Guyana’s Prime Minister Brigadier (Ret’d) Mark Phillips has chastised the opposition coalition A Partnership for National Unity + Alliance for Change (APNU+AFC) and affiliated groups for what he described as their desperate attempts at race-baiting in the hope of inciting civil unrest.
He was responding to a letter issued by a group called the Institute for Action Against Discrimination in which the purported author, Lelon Saul, who identified as the secretary of the group, claims the administration is pushing Guyana to the ‘brink of civil unrest’.
Over 80 Guyanese nationals, including legislators, lawyers, community activists and trade unionists, wrote to United States Vice President Kamala Harris, requesting that the Joe Biden administration intervenes urgently in addressing what they describe as “escalating social, racial, economic and political injustices” against Afro-Guyanese and others who do not support the ruling People’s Progressive Party (PPP).
Phillips said the author of the letter appeared to be under the misguided belief that sending the correspondence to a US Representative using false claims would trigger a US intrusion into the affairs of Guyana, which is a democratic sovereign state.

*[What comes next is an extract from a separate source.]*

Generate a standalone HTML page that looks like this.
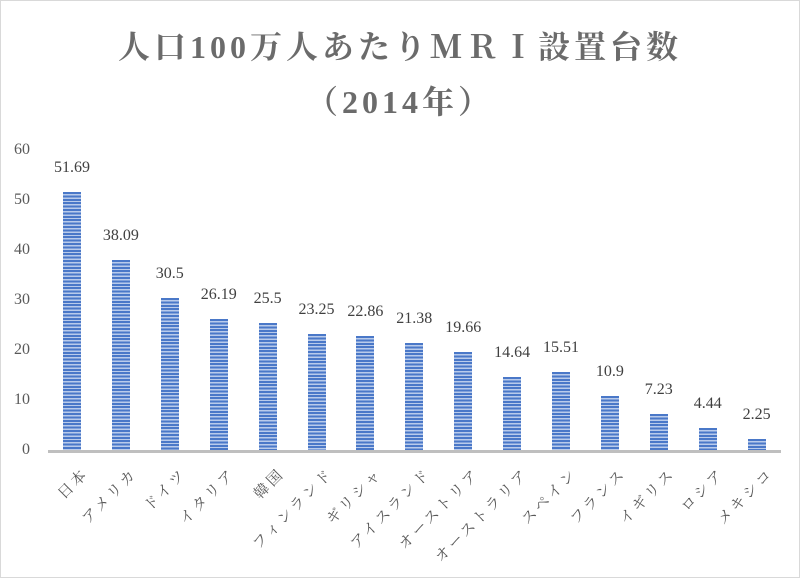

“Mr. Saul is like so many of the delusional men and women in the failed APNU+AFC regime, who failed to deliver a ‘good life’, especially to Afro-Guyanese, whom they now misguidedly seek to exploit for political relevance.
“I wish to also remind Guyanese that the author is a former senior officer of the Guyana Defence Force (GDF) who later served as chief executive officer of the Central Housing and Planning Authority (CHPA) where he failed to implement a viable government housing program,” Prime Minister Phillips stated in his letter dated November 23.
He further reminded citizens that in less than two and a half years in office, the PPP/C Government rescued the housing development program and turned it around. To date, Phillips said, 11,000 house lots and low-income houses have been issued and the beneficiaries are over 50 percent Afro-Guyanese.
Additionally, the prime minister said, every relief grant paid by the government saw Afro-Guyanese benefitting, payments made in the sugar industry benefitted over 20 percent of Afro-Guyanese, and many Afro-Guyanese are involved in rice, other crops, and livestock, and have benefitted from flood relief and other support programs for farmers.
Phillips charged that Saul was connected to the APNU+AFC which “is on a treacherous road that they hope will create civil unrest and allow for the breakdown of democracy in Guyana which happened under the PNC in the 70s and 80s”.